4th Mar 2026 10:02
(Sharecast News) - Oil prices continued to climb on Wednesday, despite Donald Trump insisting the US Navy would protect a critical shipping route in the Middle East.
Oil and gas prices both surged after the US attacked Iran over the weekend, leading to the outbreak of escalating hostilities across the region.
Benchmark Brent crude, which was already trading at an above-average $73 a barrel last week, is now sitting well above $80.
As well as oil and gas facilities in the region either coming under attack or having to temporarily close, around a fifth of the world's oil and gas is transported through the Strait of Hormuz between Iran and the United Arab Emirates.
Now deemed too dangerous to pass through, Trump on Tuesday pledged that the US Navy would protect shipping using the narrow waterway "if necessary". He also posted on social media that the US government would provide risk insurance "at a very reasonable price" to all shipping firms in the region, to "ensure the FREE FLOW of ENERGY to the WORLD".
Brent initially fell back marginally, but quickly started to rise again as his comments failed to reassure jittery markets. By 0930 GMT Brent was up 2% at $83.41, while West Texas Intermediate was 2% ahead at $76.19.
Gas prices were also higher, with European national gas up 20%, having surged 93% over the last five days.
Richard Hunter, head of markets at Interactive Investor, said the "practicalities and likelihood" of the US Navy escorting tankers through the Iran-controlled waterway was "questionable".
He continued: "The underlying concerns remain firmly in place. Escalation and duration of the conflict were the main worries, and with the former now in place the length of the troubles will have increasingly indirect impacts."
Kathleen Brooks, research director at XTB, said: "$85 for Brent crude is a key level to watch. If the oil price breaks above this level, then it could open the door to $90 oil, which would be deeply uncomfortable for investors.
"There are also growing supply concerns.
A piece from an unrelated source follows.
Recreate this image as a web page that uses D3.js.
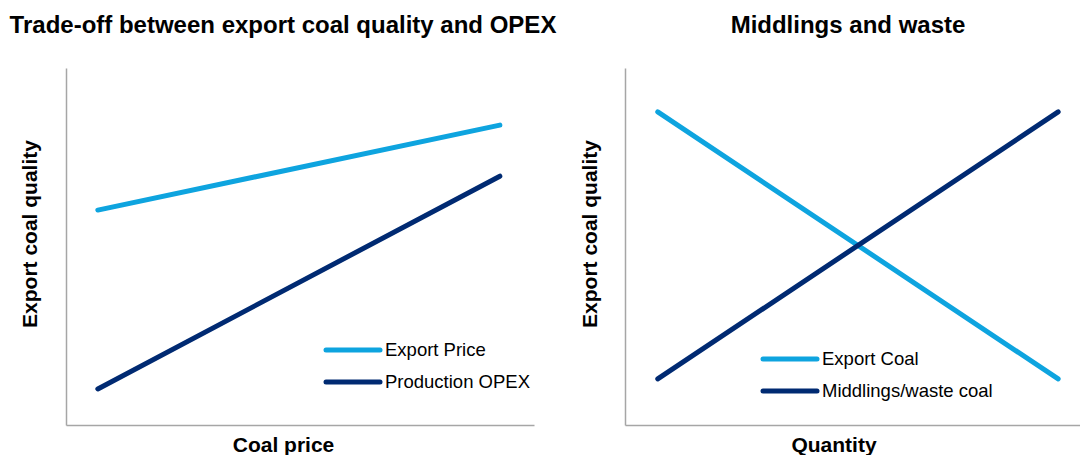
<!DOCTYPE html>
<html>
<head>
<meta charset="utf-8">
<script src="https://cdn.jsdelivr.net/npm/d3@7"></script>
<style>
  body { margin: 0; background: #fff; }
  svg text { font-family: "Liberation Sans", Arial, sans-serif; fill: #000; }
</style>
</head>
<body>
<svg id="chart" width="1080" height="455"></svg>
<script>
// Left panel: trade-off between quality and OPEX
const leftX = [0.068, 0.927]
const exportPrice = [60.2, 84.0]
const productionOpex = [10.1, 69.7]

// Right panel: middlings and waste
const rightX = [0.072, 0.952]
const exportCoal = [87.7, 12.9]
const middlingsWaste = [12.9, 87.7]

const titles = ["Trade-off between export coal quality and OPEX", "Middlings and waste"]
const yLabels = ["Export coal quality", "Export coal quality"]
const xLabels = ["Coal price", "Quantity"]

const lightBlue = "#0ea4df"
const navy = "#002a72"

const svg = d3.select("#chart")

const panels = [
  {left: 66, right: 534, title: titles[0], titleX: 283, yLabelX: 37, yLabel: yLabels[0],
   xLabel: xLabels[0], xLabelX: 283.5,
   xs: leftX,
   series: [{name: "Export Price", values: exportPrice, color: lightBlue},
            {name: "Production OPEX", values: productionOpex, color: navy}],
   legend: {x: 326, y: 350}},
  {left: 625, right: 1080, title: titles[1], titleX: 848, yLabelX: 597, yLabel: yLabels[1],
   xLabel: xLabels[1], xLabelX: 834,
   xs: rightX,
   series: [{name: "Export Coal", values: exportCoal, color: lightBlue},
            {name: "Middlings/waste coal", values: middlingsWaste, color: navy}],
   legend: {x: 763, y: 359}}
]

const plotTop = 68, plotBottom = 425

panels.forEach(p => {
  const xScale = d3.scaleLinear().domain([0, 1]).range([p.left, p.right])
  const yScale = d3.scaleLinear().domain([0, 100]).range([plotBottom, plotTop])

  // axes as plain lines, no ticks
  svg.append("g")
     .attr("transform", `translate(0, ${plotBottom})`)
     .call(d3.axisBottom(xScale).ticks(0).tickSize(0).tickSizeOuter(0))
     .call(g => g.select(".domain").attr("stroke", "#a6a6a6").attr("stroke-width", 1.5))
  svg.append("g")
     .attr("transform", `translate(${p.left}, 0)`)
     .call(d3.axisLeft(yScale).ticks(0).tickSize(0).tickSizeOuter(0))
     .call(g => g.select(".domain").attr("stroke", "#a6a6a6").attr("stroke-width", 1.5))

  const line = d3.line()
                 .x((d, j) => xScale(p.xs[j]))
                 .y(d => yScale(d))

  p.series.forEach(s => {
    svg.append("path")
       .datum(s.values)
       .attr("d", line)
       .attr("fill", "none")
       .attr("stroke", s.color)
       .attr("stroke-width", 5)
       .attr("stroke-linecap", "round")
  })

  // legend
  const lg = svg.append("g").attr("transform", `translate(${p.legend.x}, ${p.legend.y})`)
  p.series.forEach((s, j) => {
    lg.append("line")
      .attr("x1", 0).attr("x2", 54)
      .attr("y1", j * 32).attr("y2", j * 32)
      .attr("stroke", s.color)
      .attr("stroke-width", 5)
      .attr("stroke-linecap", "round")
    lg.append("text")
      .attr("x", 59).attr("y", j * 32 + 6)
      .style("font-size", "18.5px")
      .text(s.name)
  })

  svg.append("text")
     .attr("x", p.titleX).attr("y", 33)
     .attr("text-anchor", "middle")
     .style("font-size", "24px").style("font-weight", "bold")
     .text(p.title)

  svg.append("text")
     .attr("transform", `translate(${p.yLabelX}, 234) rotate(-90)`)
     .attr("text-anchor", "middle")
     .style("font-size", "21px").style("font-weight", "bold")
     .text(p.yLabel)

  svg.append("text")
     .attr("x", p.xLabelX).attr("y", 452)
     .attr("text-anchor", "middle")
     .style("font-size", "21px").style("font-weight", "bold")
     .text(p.xLabel)
})
</script>
</body>
</html>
Iraq has cut production, after some of its facilities were hit, and stress is mounting for energy suppliers across the region.
"While the US remains the world's biggest energy producer, the Middle East is still a vital part of the global energy mix due to the large number of major suppliers. This suggests that risk to energy prices are still to the upside."
Emma Wall, chief investment strategist at Hargreaves Lansdown, said: "A number of oil exporters, including Saudi Arabia, and indeed importers such as China, have reserves outside of the conflict zone, which can provide some buffer, but are finite. Renewable energy sources will also help at the margin. But Hormuz resuming usual trade is essential for asset price normalisation.
"Some investors are questioning whether this triggers a financial crisis: a toxic combination of asset prices collapsing coupled with recession. Fear is understandable. But it is important to stress that a prolonged bear market is not our base case scenario."